• _INFORMATION SUPPLIED_:
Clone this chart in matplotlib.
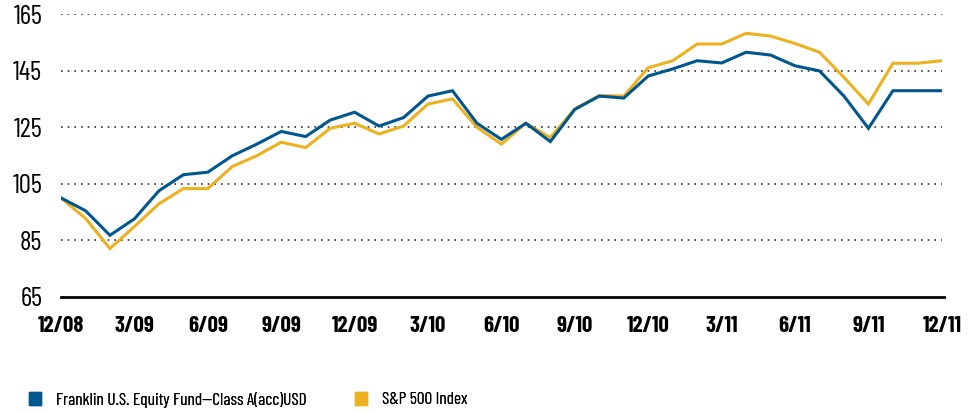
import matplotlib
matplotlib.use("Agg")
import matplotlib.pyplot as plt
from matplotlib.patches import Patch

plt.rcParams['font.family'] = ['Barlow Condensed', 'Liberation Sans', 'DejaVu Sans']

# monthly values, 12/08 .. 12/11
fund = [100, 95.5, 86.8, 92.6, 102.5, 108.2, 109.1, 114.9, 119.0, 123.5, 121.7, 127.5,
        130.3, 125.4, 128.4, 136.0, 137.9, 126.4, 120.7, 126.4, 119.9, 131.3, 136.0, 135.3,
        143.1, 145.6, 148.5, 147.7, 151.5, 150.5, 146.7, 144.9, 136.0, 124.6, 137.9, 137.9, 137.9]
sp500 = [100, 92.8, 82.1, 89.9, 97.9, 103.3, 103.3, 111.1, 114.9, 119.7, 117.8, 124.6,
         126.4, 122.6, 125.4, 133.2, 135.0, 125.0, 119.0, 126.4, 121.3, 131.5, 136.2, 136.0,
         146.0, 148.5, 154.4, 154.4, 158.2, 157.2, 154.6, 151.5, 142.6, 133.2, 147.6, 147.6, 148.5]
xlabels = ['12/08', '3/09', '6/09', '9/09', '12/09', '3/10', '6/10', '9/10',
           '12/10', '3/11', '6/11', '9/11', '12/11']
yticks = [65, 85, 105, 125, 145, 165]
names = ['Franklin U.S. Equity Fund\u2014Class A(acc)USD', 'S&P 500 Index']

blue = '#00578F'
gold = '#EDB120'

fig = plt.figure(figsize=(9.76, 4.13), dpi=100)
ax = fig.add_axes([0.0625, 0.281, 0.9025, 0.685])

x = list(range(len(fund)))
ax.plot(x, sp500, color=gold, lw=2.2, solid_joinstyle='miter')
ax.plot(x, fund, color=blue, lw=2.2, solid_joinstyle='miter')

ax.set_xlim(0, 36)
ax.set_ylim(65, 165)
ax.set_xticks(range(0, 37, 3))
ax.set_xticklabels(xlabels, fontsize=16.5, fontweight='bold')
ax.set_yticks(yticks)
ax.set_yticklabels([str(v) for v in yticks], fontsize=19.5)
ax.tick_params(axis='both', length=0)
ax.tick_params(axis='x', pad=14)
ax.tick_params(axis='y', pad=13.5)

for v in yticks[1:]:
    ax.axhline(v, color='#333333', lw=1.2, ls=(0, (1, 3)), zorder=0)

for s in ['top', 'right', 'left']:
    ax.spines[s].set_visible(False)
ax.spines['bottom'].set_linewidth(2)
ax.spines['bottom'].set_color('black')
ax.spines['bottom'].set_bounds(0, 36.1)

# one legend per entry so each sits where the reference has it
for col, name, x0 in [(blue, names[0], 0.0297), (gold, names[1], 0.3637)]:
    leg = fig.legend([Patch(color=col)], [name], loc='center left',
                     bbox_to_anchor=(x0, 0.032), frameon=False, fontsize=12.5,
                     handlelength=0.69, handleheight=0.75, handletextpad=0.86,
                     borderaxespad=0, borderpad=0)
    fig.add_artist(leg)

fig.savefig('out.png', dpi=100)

• _WHAT TO DO_: All the material shown above is to be copied exactly, with no pictures carried over.

• _THE COMPLETED TASK_:
Clone this chart in matplotlib.
import matplotlib
matplotlib.use("Agg")
import matplotlib.pyplot as plt
from matplotlib.patches import Patch

plt.rcParams['font.family'] = ['Barlow Condensed', 'Liberation Sans', 'DejaVu Sans']

# monthly values, 12/08 .. 12/11
fund = [100, 95.5, 86.8, 92.6, 102.5, 108.2, 109.1, 114.9, 119.0, 123.5, 121.7, 127.5,
        130.3, 125.4, 128.4, 136.0, 137.9, 126.4, 120.7, 126.4, 119.9, 131.3, 136.0, 135.3,
        143.1, 145.6, 148.5, 147.7, 151.5, 150.5, 146.7, 144.9, 136.0, 124.6, 137.9, 137.9, 137.9]
sp500 = [100, 92.8, 82.1, 89.9, 97.9, 103.3, 103.3, 111.1, 114.9, 119.7, 117.8, 124.6,
         126.4, 122.6, 125.4, 133.2, 135.0, 125.0, 119.0, 126.4, 121.3, 131.5, 136.2, 136.0,
         146.0, 148.5, 154.4, 154.4, 158.2, 157.2, 154.6, 151.5, 142.6, 133.2, 147.6, 147.6, 148.5]
xlabels = ['12/08', '3/09', '6/09', '9/09', '12/09', '3/10', '6/10', '9/10',
           '12/10', '3/11', '6/11', '9/11', '12/11']
yticks = [65, 85, 105, 125, 145, 165]
names = ['Franklin U.S. Equity Fund\u2014Class A(acc)USD', 'S&P 500 Index']

blue = '#00578F'
gold = '#EDB120'

fig = plt.figure(figsize=(9.76, 4.13), dpi=100)
ax = fig.add_axes([0.0625, 0.281, 0.9025, 0.685])

x = list(range(len(fund)))
ax.plot(x, sp500, color=gold, lw=2.2, solid_joinstyle='miter')
ax.plot(x, fund, color=blue, lw=2.2, solid_joinstyle='miter')

ax.set_xlim(0, 36)
ax.set_ylim(65, 165)
ax.set_xticks(range(0, 37, 3))
ax.set_xticklabels(xlabels, fontsize=16.5, fontweight='bold')
ax.set_yticks(yticks)
ax.set_yticklabels([str(v) for v in yticks], fontsize=19.5)
ax.tick_params(axis='both', length=0)
ax.tick_params(axis='x', pad=14)
ax.tick_params(axis='y', pad=13.5)

for v in yticks[1:]:
    ax.axhline(v, color='#333333', lw=1.2, ls=(0, (1, 3)), zorder=0)

for s in ['top', 'right', 'left']:
    ax.spines[s].set_visible(False)
ax.spines['bottom'].set_linewidth(2)
ax.spines['bottom'].set_color('black')
ax.spines['bottom'].set_bounds(0, 36.1)

# one legend per entry so each sits where the reference has it
for col, name, x0 in [(blue, names[0], 0.0297), (gold, names[1], 0.3637)]:
    leg = fig.legend([Patch(color=col)], [name], loc='center left',
                     bbox_to_anchor=(x0, 0.032), frameon=False, fontsize=12.5,
                     handlelength=0.69, handleheight=0.75, handletextpad=0.86,
                     borderaxespad=0, borderpad=0)
    fig.add_artist(leg)

fig.savefig('out.png', dpi=100)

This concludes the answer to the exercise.